Record set
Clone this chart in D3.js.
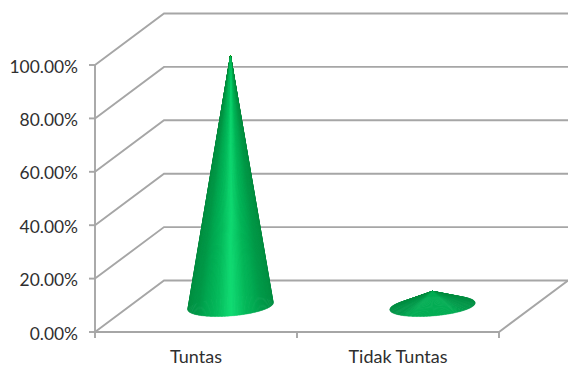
<!DOCTYPE html>
<html>
<head>
<meta charset="utf-8">
<script src="https://cdn.jsdelivr.net/npm/d3@7/dist/d3.min.js"></script>
<style>
html,body{margin:0;padding:0;background:#fff}
svg{display:block}
text{font-family:Lato,"Open Sans",sans-serif;fill:#2f2f2f}
</style>
</head>
<body>
<svg id="chart" width="568" height="365"></svg>
<script>
const categories = ["Tuntas", "Tidak Tuntas"];
const shares = [93.75, 5.6];
const valueTicks = [0, 20, 40, 60, 80, 100];

const svg = d3.select("#chart");
const gridColor = "#a6a6a6";

// Front plane of the oblique box and the offset to its back wall
const plotLeft = 95, plotRight = 499, floorY = 332, topY = 65;
const depthX = 69, depthY = -51.5;
const coneRatio = 0.4;

const x = d3.scaleBand().domain(categories).range([plotLeft, plotRight]);
const y = d3.scaleLinear().domain([0, 100]).range([floorY, topY]);

// Walls: gridlines run along the side wall and then the back wall
const grid = svg.append("g").attr("fill", "none").attr("stroke", gridColor).attr("stroke-width", 1.9);
grid.selectAll("path").data(valueTicks).join("path")
  .attr("d", v => {
    const p = d3.path();
    p.moveTo(plotLeft, y(v));
    p.lineTo(plotLeft + depthX, y(v) + depthY);
    p.lineTo(plotRight + depthX, y(v) + depthY);
    return p.toString();
  });

// Front edge of the floor and its closing edge on the right
const floor = d3.path();
floor.moveTo(plotLeft, floorY);
floor.lineTo(plotRight, floorY);
floor.lineTo(plotRight + depthX, floorY + depthY);
grid.append("path").attr("d", floor.toString());

// Value axis
grid.append("line").attr("x1", plotLeft).attr("x2", plotLeft).attr("y1", topY).attr("y2", floorY);
grid.selectAll("line.tick").data(valueTicks).join("line").attr("class", "tick")
  .attr("x1", plotLeft - 6).attr("x2", plotLeft)
  .attr("y1", v => y(v)).attr("y2", v => y(v));

svg.append("g").selectAll("text").data(valueTicks).join("text")
  .attr("x", 78).attr("y", v => y(v) + 1.5).attr("dy", "0.35em")
  .attr("text-anchor", "end").attr("font-size", 17.4)
  .text(v => d3.format(".2f")(v) + "%");

// Category axis
const catEdges = [plotLeft, ...categories.map(c => x(c) + x.bandwidth())];
grid.selectAll("line.cat").data(catEdges).join("line").attr("class", "cat")
  .attr("x1", d => d).attr("x2", d => d).attr("y1", floorY).attr("y2", floorY + 6);

svg.append("g").selectAll("text").data(categories).join("text")
  .attr("x", c => x(c) + x.bandwidth() / 2).attr("y", 363).attr("text-anchor", "middle")
  .attr("font-size", 18).text(c => c);

// Surface shade of the cone by azimuth: bright facing the viewer, dark at the flanks
const shade = d3.scaleLinear()
  .domain([0, 0.22, 0.55, 1])
  .range(["#12dc74", "#06b95b", "#009a49", "#008d42"]);

const slices = 180;
function coneSlices(cat, value) {
  const a = coneRatio * x.bandwidth() / 2;
  const bx = coneRatio * depthX / 2, by = coneRatio * depthY / 2;
  const cx = x(cat) + x.bandwidth() / 2 + depthX / 2;
  const cy = floorY + depthY / 2;
  const height = floorY - y(value);
  const apexY = cy - height;
  const front = -Math.atan2(a, bx);
  // Shallow cones catch less of the highlight
  const steep = Math.min(1, height / a);
  const floorLit = 0.55 * (1 - steep);
  const pt = t => [cx + a * Math.cos(t) + bx * Math.sin(t), cy + by * Math.sin(t)];
  return d3.range(slices).map(i => {
    const t0 = i / slices * 2 * Math.PI, t1 = (i + 1.5) / slices * 2 * Math.PI;
    const mid = (t0 + t1) / 2;
    const lit = Math.abs(Math.atan2(Math.sin(mid - front), Math.cos(mid - front))) / (Math.PI / 2);
    return { apex: [cx, apexY], p0: pt(t0), p1: pt(t1), depth: -Math.sin(mid), lit: Math.max(floorLit, Math.min(lit, 1)) };
  }).sort((p, q) => p.depth - q.depth);
}

const cones = svg.append("g");
categories.forEach((c, i) => {
  cones.append("g").selectAll("path").data(coneSlices(c, shares[i])).join("path")
    .attr("d", s => d3.line()([s.apex, s.p0, s.p1]) + "Z")
    .attr("fill", s => shade(s.lit))
    .attr("stroke", s => shade(s.lit))
    .attr("stroke-width", 0.25);
});
</script>
</body>
</html>
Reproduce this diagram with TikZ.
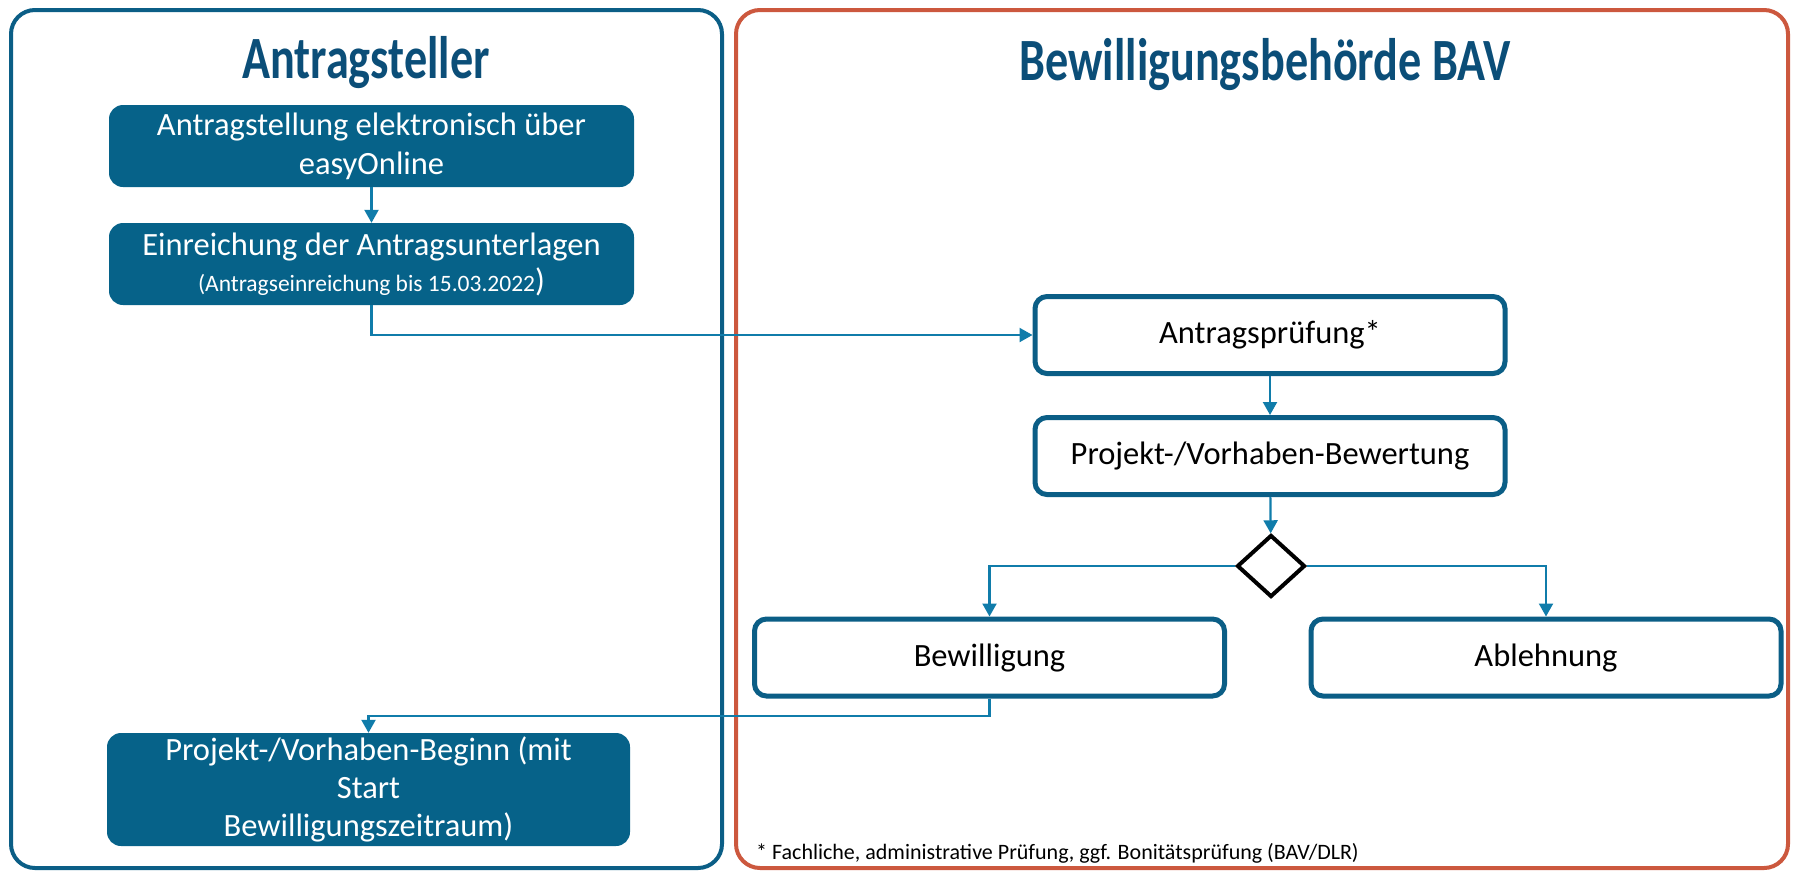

Request
Omit the pictures, and quote the material above exactly as given.

Complete answer
Clone this chart in D3.js.
<!DOCTYPE html>
<html>
<head>
<meta charset="utf-8">
<script src="https://cdn.jsdelivr.net/npm/d3@7/dist/d3.min.js"></script>
<style>
html,body{margin:0;padding:0;background:#fff}
svg{display:block}
text{font-family:Lato,"Open Sans",sans-serif;fill:#2f2f2f}
</style>
</head>
<body>
<svg id="chart" width="568" height="365"></svg>
<script>
const categories = ["Tuntas", "Tidak Tuntas"];
const shares = [93.75, 5.6];
const valueTicks = [0, 20, 40, 60, 80, 100];

const svg = d3.select("#chart");
const gridColor = "#a6a6a6";

// Front plane of the oblique box and the offset to its back wall
const plotLeft = 95, plotRight = 499, floorY = 332, topY = 65;
const depthX = 69, depthY = -51.5;
const coneRatio = 0.4;

const x = d3.scaleBand().domain(categories).range([plotLeft, plotRight]);
const y = d3.scaleLinear().domain([0, 100]).range([floorY, topY]);

// Walls: gridlines run along the side wall and then the back wall
const grid = svg.append("g").attr("fill", "none").attr("stroke", gridColor).attr("stroke-width", 1.9);
grid.selectAll("path").data(valueTicks).join("path")
  .attr("d", v => {
    const p = d3.path();
    p.moveTo(plotLeft, y(v));
    p.lineTo(plotLeft + depthX, y(v) + depthY);
    p.lineTo(plotRight + depthX, y(v) + depthY);
    return p.toString();
  });

// Front edge of the floor and its closing edge on the right
const floor = d3.path();
floor.moveTo(plotLeft, floorY);
floor.lineTo(plotRight, floorY);
floor.lineTo(plotRight + depthX, floorY + depthY);
grid.append("path").attr("d", floor.toString());

// Value axis
grid.append("line").attr("x1", plotLeft).attr("x2", plotLeft).attr("y1", topY).attr("y2", floorY);
grid.selectAll("line.tick").data(valueTicks).join("line").attr("class", "tick")
  .attr("x1", plotLeft - 6).attr("x2", plotLeft)
  .attr("y1", v => y(v)).attr("y2", v => y(v));

svg.append("g").selectAll("text").data(valueTicks).join("text")
  .attr("x", 78).attr("y", v => y(v) + 1.5).attr("dy", "0.35em")
  .attr("text-anchor", "end").attr("font-size", 17.4)
  .text(v => d3.format(".2f")(v) + "%");

// Category axis
const catEdges = [plotLeft, ...categories.map(c => x(c) + x.bandwidth())];
grid.selectAll("line.cat").data(catEdges).join("line").attr("class", "cat")
  .attr("x1", d => d).attr("x2", d => d).attr("y1", floorY).attr("y2", floorY + 6);

svg.append("g").selectAll("text").data(categories).join("text")
  .attr("x", c => x(c) + x.bandwidth() / 2).attr("y", 363).attr("text-anchor", "middle")
  .attr("font-size", 18).text(c => c);

// Surface shade of the cone by azimuth: bright facing the viewer, dark at the flanks
const shade = d3.scaleLinear()
  .domain([0, 0.22, 0.55, 1])
  .range(["#12dc74", "#06b95b", "#009a49", "#008d42"]);

const slices = 180;
function coneSlices(cat, value) {
  const a = coneRatio * x.bandwidth() / 2;
  const bx = coneRatio * depthX / 2, by = coneRatio * depthY / 2;
  const cx = x(cat) + x.bandwidth() / 2 + depthX / 2;
  const cy = floorY + depthY / 2;
  const height = floorY - y(value);
  const apexY = cy - height;
  const front = -Math.atan2(a, bx);
  // Shallow cones catch less of the highlight
  const steep = Math.min(1, height / a);
  const floorLit = 0.55 * (1 - steep);
  const pt = t => [cx + a * Math.cos(t) + bx * Math.sin(t), cy + by * Math.sin(t)];
  return d3.range(slices).map(i => {
    const t0 = i / slices * 2 * Math.PI, t1 = (i + 1.5) / slices * 2 * Math.PI;
    const mid = (t0 + t1) / 2;
    const lit = Math.abs(Math.atan2(Math.sin(mid - front), Math.cos(mid - front))) / (Math.PI / 2);
    return { apex: [cx, apexY], p0: pt(t0), p1: pt(t1), depth: -Math.sin(mid), lit: Math.max(floorLit, Math.min(lit, 1)) };
  }).sort((p, q) => p.depth - q.depth);
}

const cones = svg.append("g");
categories.forEach((c, i) => {
  cones.append("g").selectAll("path").data(coneSlices(c, shares[i])).join("path")
    .attr("d", s => d3.line()([s.apex, s.p0, s.p1]) + "Z")
    .attr("fill", s => shade(s.lit))
    .attr("stroke", s => shade(s.lit))
    .attr("stroke-width", 0.25);
});
</script>
</body>
</html>
Reproduce this diagram with TikZ.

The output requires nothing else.